Europe's accidental promotion of black-market alcohol

  

As production and sales move underground, governments lose their ability to regulate, assess and control alcohol distribution. This can result in serious public health risks, especially for the poorest and heaviest drinkers, writes Marjana Martinic.

Dr Marjana Martinic is the deputy president of the International Centre for Alcohol Policies (ICAP) and scientific advisor to the European Commission as part of the Alcohol and Health Forum’s Science Group.

"Traditions of home-produced wine, beer, sprits and cider are deeply steeped in many European countries, and these typically pose few health risks. But as a spate of recent disturbing headlines make clear, from the deaths of 38 Czech citizens from alcohol poisoning in September to a major raid and seizure of 50,000 counterfeit bottles in Russia in April, there is a dark side to non-commercial alcohol - the black market.

Illegally distilled, counterfeit and surrogate alcohol poses a risk to human health, accentuates social problems, and is associated with criminal activity as well as sizeable losses in government revenues.

About one-quarter of all alcoholic beverages consumed in Europe is in the informal sector, also referred to as noncommercial alcohol. Beyond home-produced beverages, this category includes alcohol which is illegally produced and sold, including on a mass scale.

It also includes counterfeit beverages that are passed off as commercial brands. Since there is no quality control of these beverages, they may contain poisonous contaminants and higher alcohol content than legal drinks. 

They are significantly less expensive than legal products but, as the Czech example shows, may carry significant risks.

Rates of non-commercial consumption vary widely by region and country, but the World Health Organization (WHO) indicates they have been steadily increasing across Europe since the 1970s. Though often associated with emerging markets in Eastern Europe, noncommercial alcohol is also a real issue in more mature Western European economies.

Even in the UK, rates of noncommercial alcohol consumption are rising and illicit alcohol is estimated to represent around 7% of the market. Illicit alcohol production and trade often involve criminal activity across national borders.

New research on black market alcohol in Estonia, Latvia and Poland reveals two consistent findings. First, illicit alcohol’s lower price and easy availability are major reasons why consumers purchase noncommercial alcohol, and this effect is intensified during periods of slow economic growth.

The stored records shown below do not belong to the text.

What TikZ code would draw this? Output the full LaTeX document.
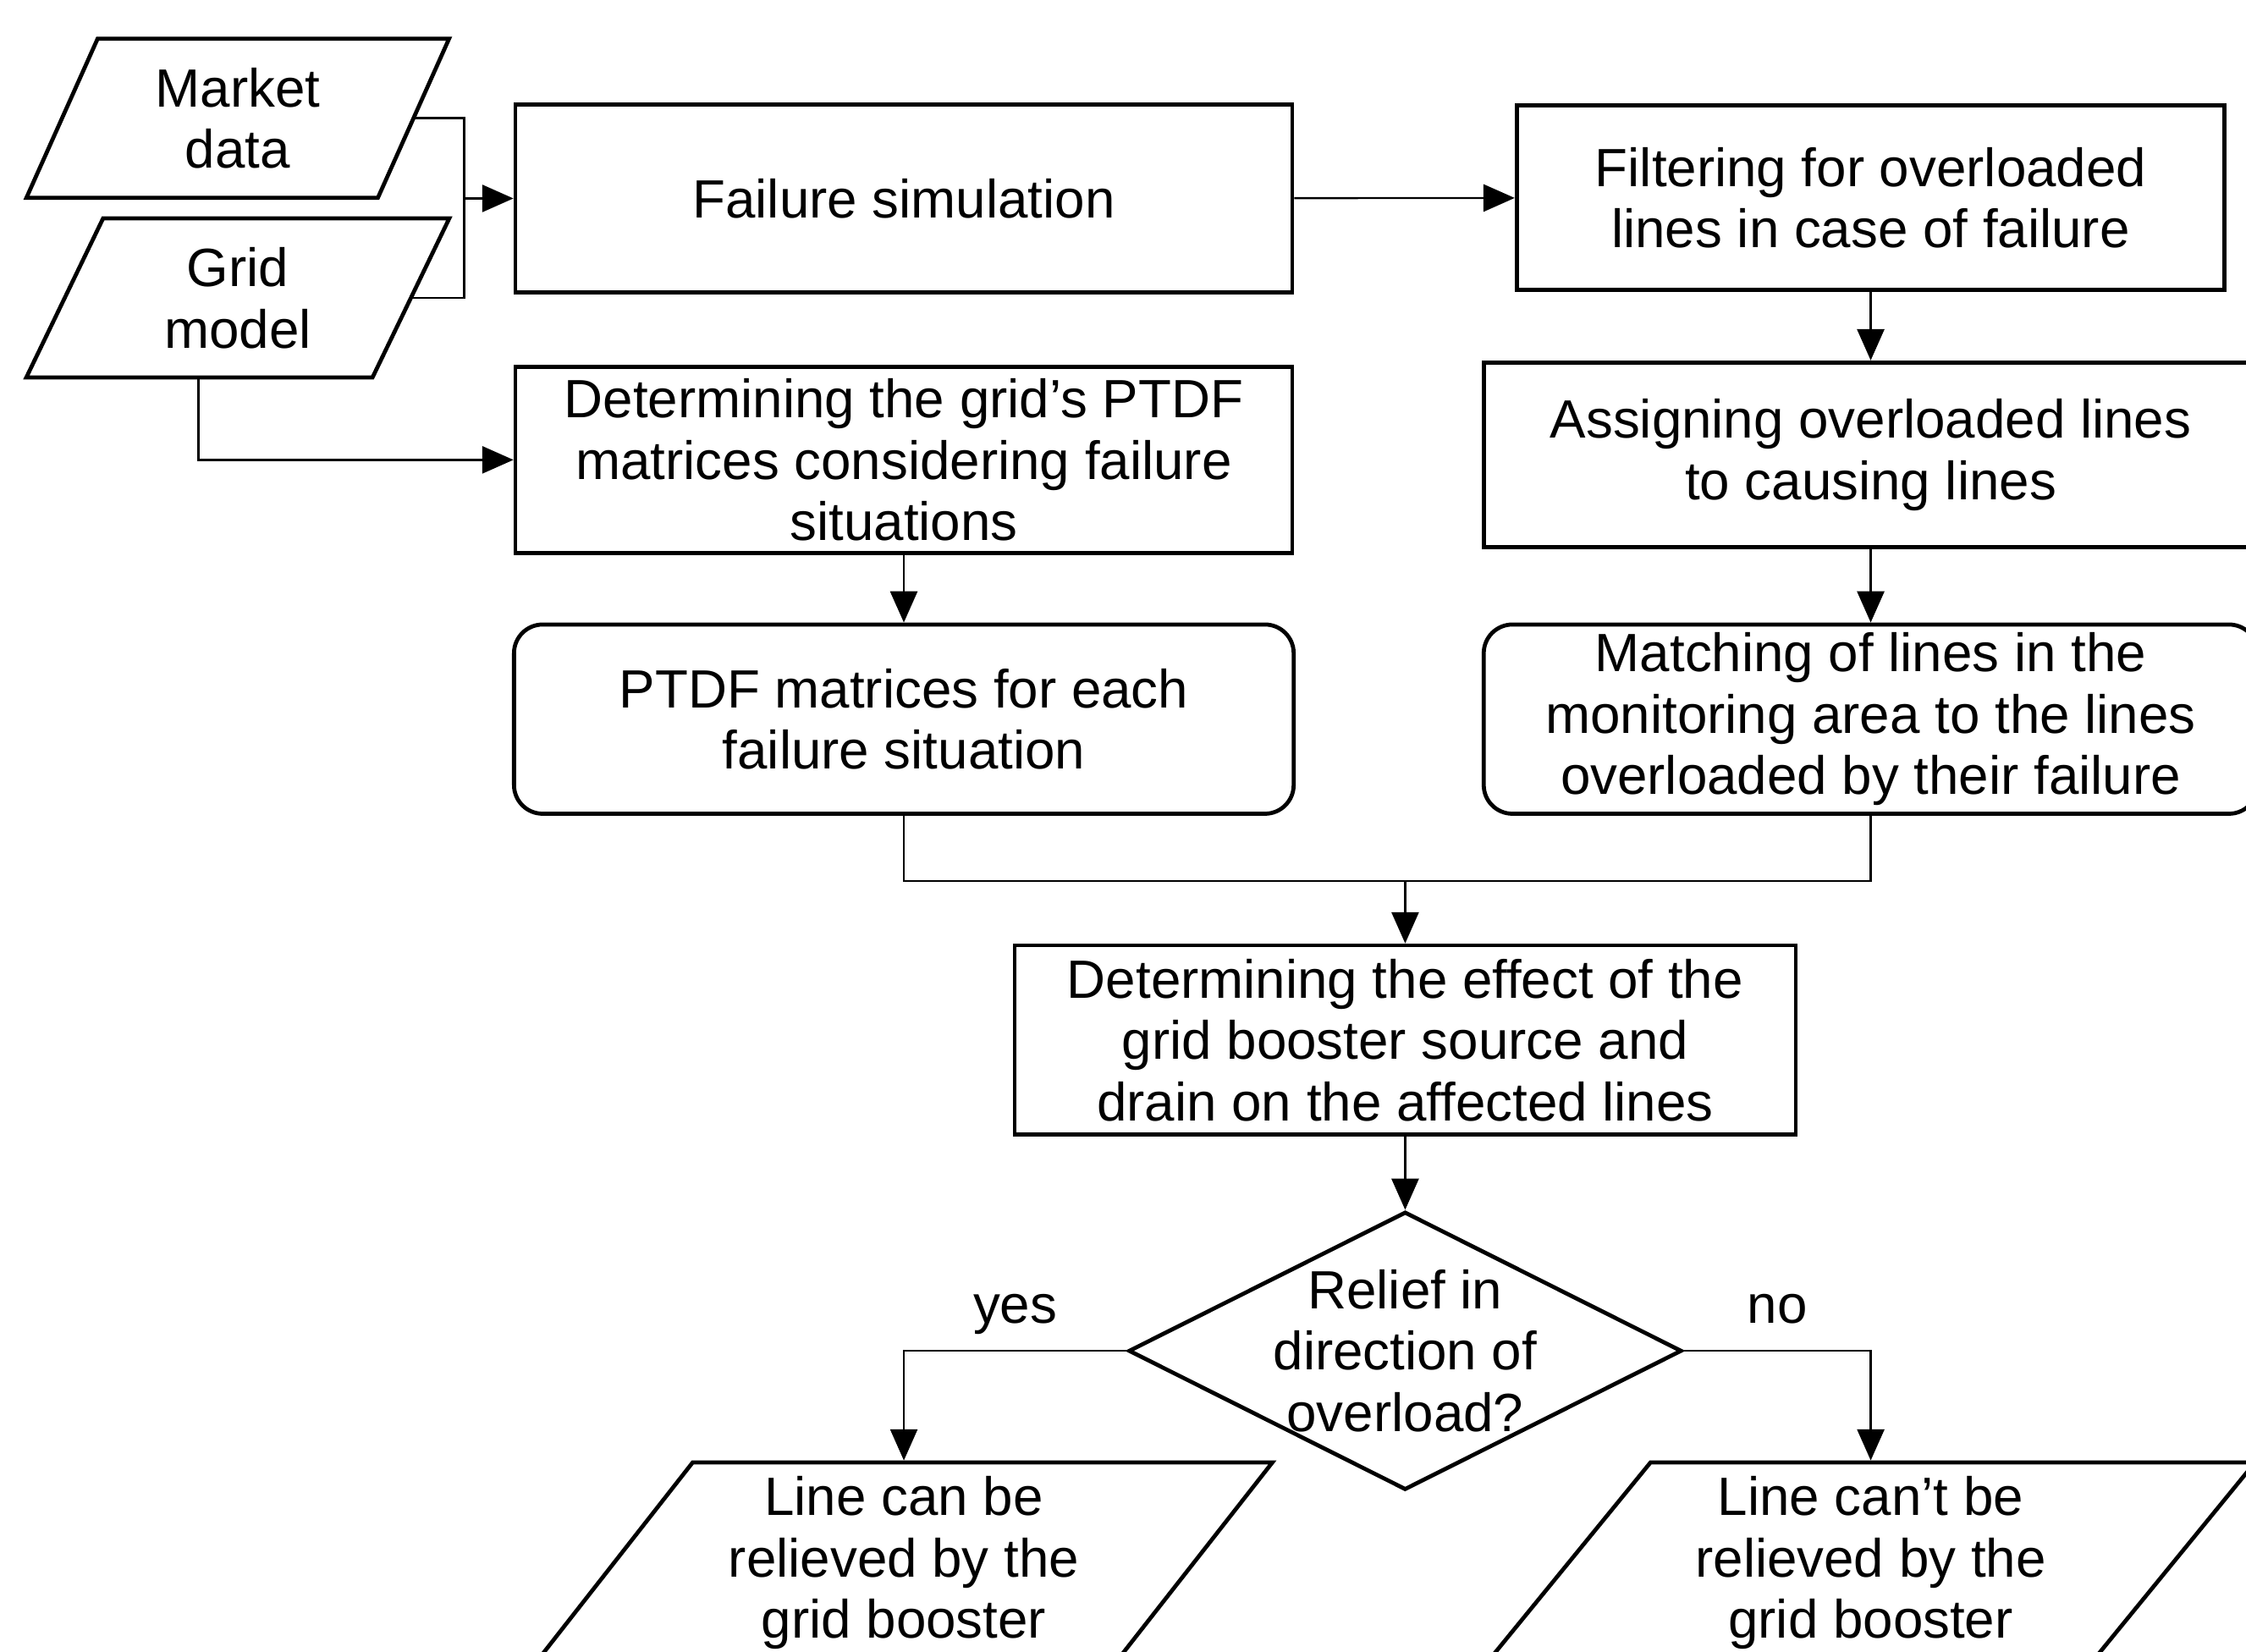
\documentclass[tikz,border=0pt]{standalone}
\usepackage{fontspec}
\setmainfont{Liberation Sans}
\usepackage{tikz}
\usetikzlibrary{shapes.geometric}
\usetikzlibrary{arrows.meta}
\tikzset{
	block/.style    = {draw, line width=0.8pt, rectangle, align=center,
		inner sep=0pt,
		minimum height = 1.31cm,
		minimum width = 5.42cm},
	rblock/.style   = {block, rounded corners=0.2cm},
	data/.style     = {draw, line width=0.8pt, trapezium, align=center,
		trapezium left angle=67.5, trapezium right angle=112.5,
		trapezium stretches=true, inner sep=0pt,
		minimum height = 1.11cm,
		minimum width = 2.96cm},
	decision/.style = {draw, line width=0.8pt, diamond, inner sep=0pt,
		minimum height = 1.94cm,
		minimum width = 3.86cm},
	answer/.style   = {pos=0.25, above=2pt, text depth=0pt},
}

\begin{document}
\begin{tikzpicture}[ x=0.01cm, y=-0.01cm,             %<--one unit per pixel of the sketch, y downwards
                       line width=0.4pt,                %<--setting line style
                       every node/.style={font=\fontsize{10.7pt}{12.2pt}\selectfont},
                       >={Triangle[length=6.2pt,width=5.4pt]} ] %<--sets the arrowtype

    \useasboundingbox (0,0) rectangle (1568,1153);
    \clip (0,0) rectangle (1568,1153);

    \draw%-----------------------------------------------------------------------------------------
    	%Drawing the Inputs:
    	node(MarketData) at (166,82.5) [data] {Market\\data}
    	node(GridModel) at (166,208) [data] {Grid\\model}
    	%Drawing the Process Blocks:
    	node(FailSim) at (631,138.5) [block] {Failure simulation}
    	node(Filter) at (1306,138) [block, minimum width=4.94cm, minimum height=1.29cm]
    		{Filtering for overloaded\\lines in case of failure}
    	node(PTDF) at (631,321) [block, minimum height=1.30cm]
    		{Determining the grid’s PTDF\\matrices considering failure\\situations}
    	node(Assign) at (1306,317.5) [block, minimum width=5.40cm, minimum height=1.29cm]
    		{Assigning overloaded lines\\to causing lines}
    	node(PTDFmat) at (631,502) [rblock, minimum width=5.44cm, minimum height=1.32cm]
    		{PTDF matrices for each\\failure situation}
    	node(Match) at (1306,502) [rblock, minimum width=5.40cm, minimum height=1.32cm]
    		{Matching of lines in the\\monitoring area to the lines\\overloaded by their failure}
    	node(Effect) at (981,726) [block, minimum width=5.45cm, minimum height=1.32cm]
    		{Determining the effect of the\\grid booster source and\\drain on the affected lines}
    	%Drawing the Decision:
    	node(Relief) at (981,943) [decision] {}
    	node(ReliefText) at (981,943) [align=center] {Relief in\\direction of\\overload?}
    	%Drawing the Outputs:
    	node(CanRelieve) at (631,1091) [data, trapezium left angle=53, trapezium right angle=127,
    		minimum width=5.15cm, minimum height=1.40cm] {Line can be\\relieved by the\\grid booster}
    	node(CantRelieve) at (1306,1091) [data, trapezium left angle=53, trapezium right angle=127,
    		minimum width=5.37cm, minimum height=1.40cm] {Line can’t be\\relieved by the\\grid booster}
    	%Drawing the Join Nodes:
    	node[shape=coordinate][](JoinNode) at (324,138.5){}
    	node[shape=coordinate][](MergeNode) at (981,615){}
    ;%---------------------------------------------------------------------------------------------

    %Joining the Blocks
    \draw (MarketData.right side) -| (JoinNode) |- (GridModel.right side);
    \draw[->] (JoinNode) -- (FailSim);
    \draw[->] (FailSim) -- (Filter);
    \draw[->] (GridModel.bottom side) |- (PTDF);
    \draw[->] (PTDF) -- (PTDFmat);
    \draw[->] (Filter) -- (Assign);
    \draw[->] (Assign) -- (Match);

    \draw (PTDFmat) |- (MergeNode) -| (Match);
    \draw[->] (MergeNode) -- (Effect);
    \draw[->] (Effect) -- (Relief);

    \draw[->] (Relief.west) -| node[answer] {yes} (CanRelieve);
    \draw[->] (Relief.east) -| node[answer] {no} (CantRelieve);
\end{tikzpicture}
\end{document}
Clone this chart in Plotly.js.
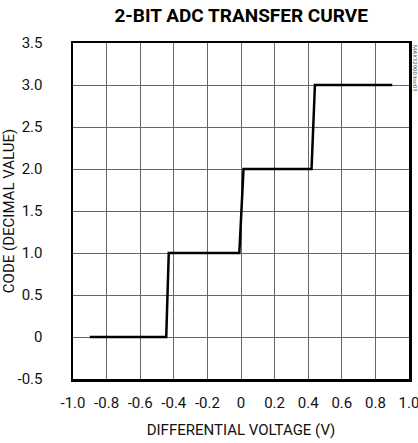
<!DOCTYPE html>
<html>
<head>
<meta charset="utf-8">
<script src="https://cdn.plot.ly/plotly-3.0.1.min.js"></script>
<style>
html,body{margin:0;padding:0;background:#fff;}
#chart{width:418px;height:443px;}
</style>
</head>
<body>
<div id="chart"></div>
<script>
const voltage = [-0.9, -0.445, -0.43, -0.01, 0.015, 0.42, 0.44, 0.9];
const code = [0, 0, 1, 1, 2, 2, 3, 3];
const xTickVals = [-1.0, -0.8, -0.6, -0.4, -0.2, 0, 0.2, 0.4, 0.6, 0.8, 1.0];
const xTickText = ["-1.0", "-0.8", "-0.6", "-0.4", "-0.2", "0", "0.2", "0.4", "0.6", "0.8", "1.0"];
const yTickVals = [-0.5, 0, 0.5, 1.0, 1.5, 2.0, 2.5, 3.0, 3.5];
const yTickText = ["-0.5", "0", "0.5", "1.0", "1.5", "2.0", "2.5", "3.0", "3.5"];

const font = "Roboto, 'Liberation Sans', sans-serif";

const data = [{
  x: voltage, y: code, type: 'scatter', mode: 'lines',
  line: {color: '#000', width: 2.5}, hoverinfo: 'skip'
}];

const layout = {
  width: 418, height: 443,
  margin: {l: 73, r: 9, t: 43, b: 64},
  paper_bgcolor: '#fff', plot_bgcolor: '#fff',
  showlegend: false,
  font: {family: font, size: 14, color: '#111'},
  title: {text: '<b>2-BIT ADC TRANSFER CURVE</b>', x: 0.577, xanchor: 'center', y: 0.966, yanchor: 'middle',
          font: {family: font, size: 19, color: '#000', weight: 900}},
  xaxis: {
    range: [-1, 1], tickvals: xTickVals, ticktext: xTickText,
    showgrid: true, gridcolor: '#666', gridwidth: 1,
    zeroline: false, showline: true, linecolor: '#000', linewidth: 2.5, mirror: true,
    ticks: 'outside', ticklen: 8, tickcolor: 'rgba(0,0,0,0)',
    ticklabeloverflow: 'allow',
    tickfont: {family: font, size: 15, color: '#111'},
    title: {text: 'DIFFERENTIAL VOLTAGE (V)', standoff: 14, font: {family: font, size: 15, color: '#111'}}
  },
  yaxis: {
    range: [-0.5, 3.5], tickvals: yTickVals, ticktext: yTickText,
    showgrid: true, gridcolor: '#666', gridwidth: 1,
    zeroline: false, showline: true, linecolor: '#000', linewidth: 2.5, mirror: true,
    ticks: 'outside', ticklen: 25, tickcolor: 'rgba(0,0,0,0)',
    ticklabeloverflow: 'allow',
    tickfont: {family: font, size: 15, color: '#111'},
    title: {text: 'CODE (DECIMAL VALUE)', standoff: 10, font: {family: font, size: 15, color: '#111'}}
  },
  annotations: [{
    text: 'MAX12900 toc01', xref: 'paper', yref: 'paper', x: 1.0, xshift: 1, y: 1.0,
    xanchor: 'left', yanchor: 'top', textangle: 90, showarrow: false,
    font: {family: font, size: 6, color: '#555'}
  }]
};

Plotly.newPlot('chart', data, layout, {staticPlot: true, displayModeBar: false});
</script>
</body>
</html>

Second, the studies confirm that the factors driving home-production and alcohol’s black market become more pronounced when governments raise prices through increased taxes or restrict the availability of legal beverage alcohol.

As production and sales move underground, governments lose their ability to regulate, assess and control alcohol distribution. This can result in serious public health risks, especially for the poorest and heaviest drinkers. Ironically, governments also forfeit tax revenues with policies which inadvertently drive consumption underground.

The impact of government policies on the production of noncommercial alcohol highlights the limitations of population-level measures for reducing harmful drinking.

This approach, which has dominated public health thinking and public policy for the past several decades, focuses on reducing a country’s overall consumption of alcohol through supply-side interventions as a measure to reduce harm.

The population-level approach suffers from two major flaws. First, it is largely indiscriminate and insensitive, targeting all alcohol consumption and seeking to reduce overall levels of drinking without recognising the distinct characterizations of harmful use.

Second, it may generate unintended consequences. Government policies designed to raise prices and restrict availability historically have driven black market growth. The black market is largely immune to regulation and effective policymaking is blunted by its lack of transparency. Where restrictions are most severe, we see the black market flourish.

Drinking is and always will be a significant aspect of most European cultures, making prohibitory policies an inadequate solution. We need a more balanced, multifaceted approach to go beyond blunt government regulatory instruments and focus on prevention.

In the increasingly dangerous area of black market alcohol, the interests of government, law enforcement, public health and industry converge. We need more in-depth research and understanding of this market and policy options to allow governments and a broad spectrum of other stakeholders to work together to reduce harmful drinking and combat the black market."